The second thing that will happen will be the people who oversee the finances at your church will permanently red-flag you. You might be at a church that preaches and sings the Gospel of Grace until they’re blue in the face, but if they’re smart, their finances are overseen by strict, grace-less, rule-following, rule-setting, policy-wonky Keepers Of The Law (let’s call them K.O.T.L. for short). You don’t want to get on the K.O.T.L.’s bad side. It could make life very uncomfortable for you. If you respect their rules and do your part to honor their necessary standards for financial integrity, then they’ll be your friends.

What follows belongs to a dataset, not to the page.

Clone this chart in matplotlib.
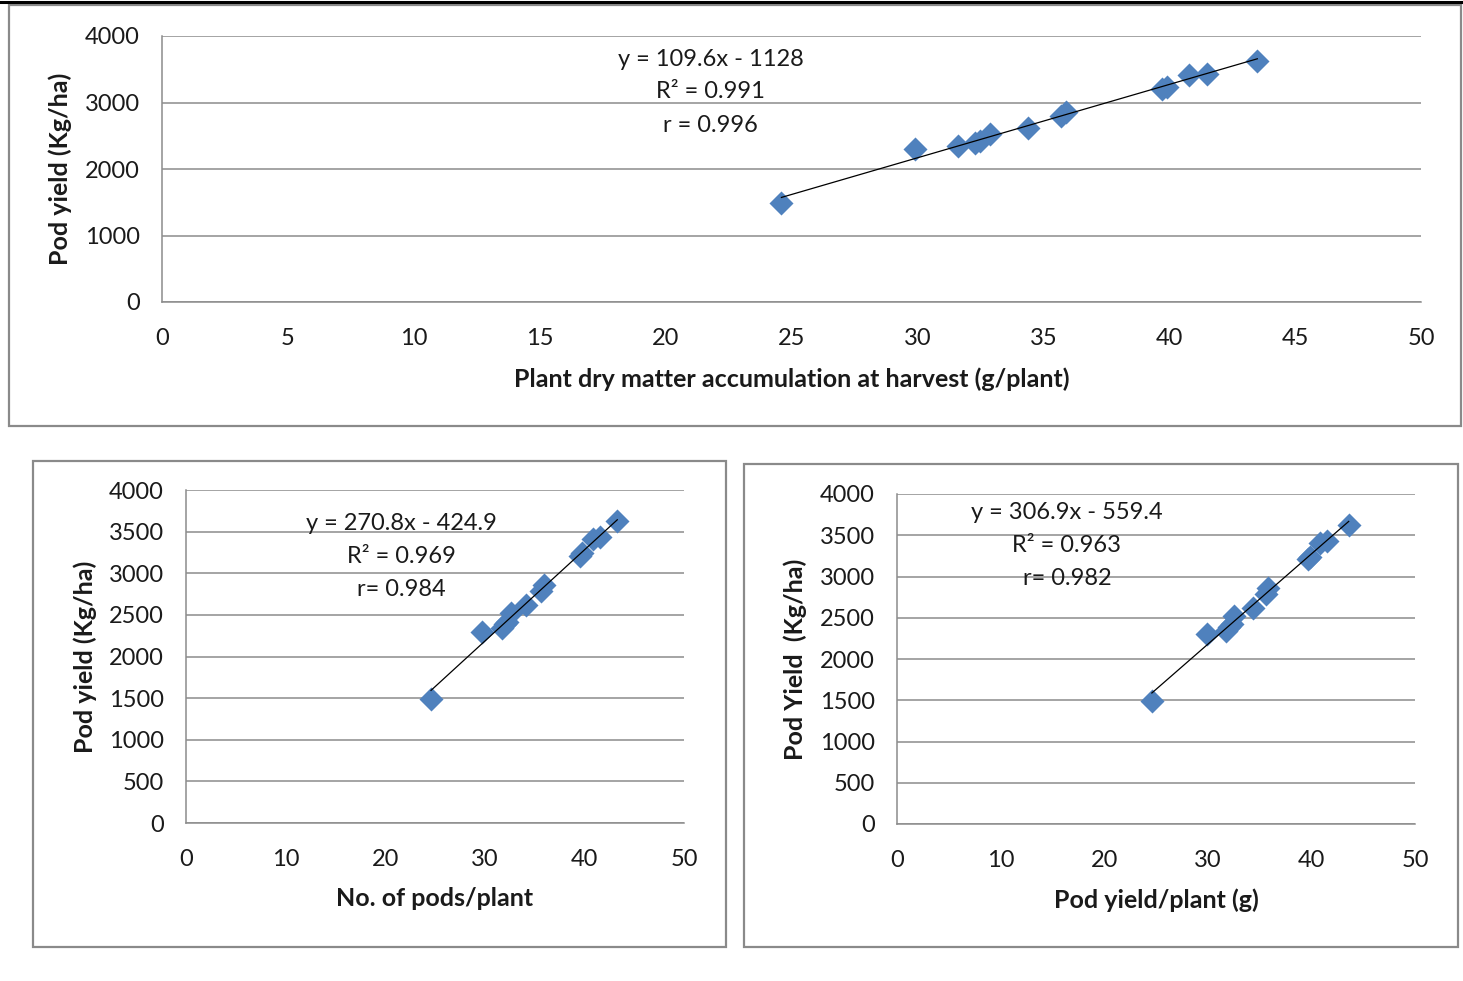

And you need friends.

The last thing that will happen if you’re financially reckless in ministry is that you’ll make a huge mistake some day, or you’ll make a series of small mistakes that equal a huge mistake, and because you’ve not been careful, you’ve gotten sloppy and you’ve all of the sudden given your detractors the ammunition they need to get you pushed aside. If you think this kind of thing isn’t possible in ministry, then you’re in for a surprise. It’s entirely possible, and it happens all the time. The ministry battle field is dotted with defeated youth pastors, worship leaders, senior pastors, and sound engineers who made one too many financial errors and it finally came back to bite them.

Keep your receipts. Stay in (or under) budget. Follow the policies. Email the finance people when you have a big expense coming up, or when you make a mistake (like the time I was accidentally logged in to my work iTunes account and I bought an Elmo app for my 4-year old). Play by the financial rules and you’ll get to stay on the field for a long time in relative peace.

One thought on “Don’t Be Financially Reckless”

  1. To make sure I don’t overlook anything, and also for my peace of mind, I make this financial bit a regular end-of-the-month activity. Helps to keep short accounts (and short stacks of paperwork). Thanks for the helpful hash-out.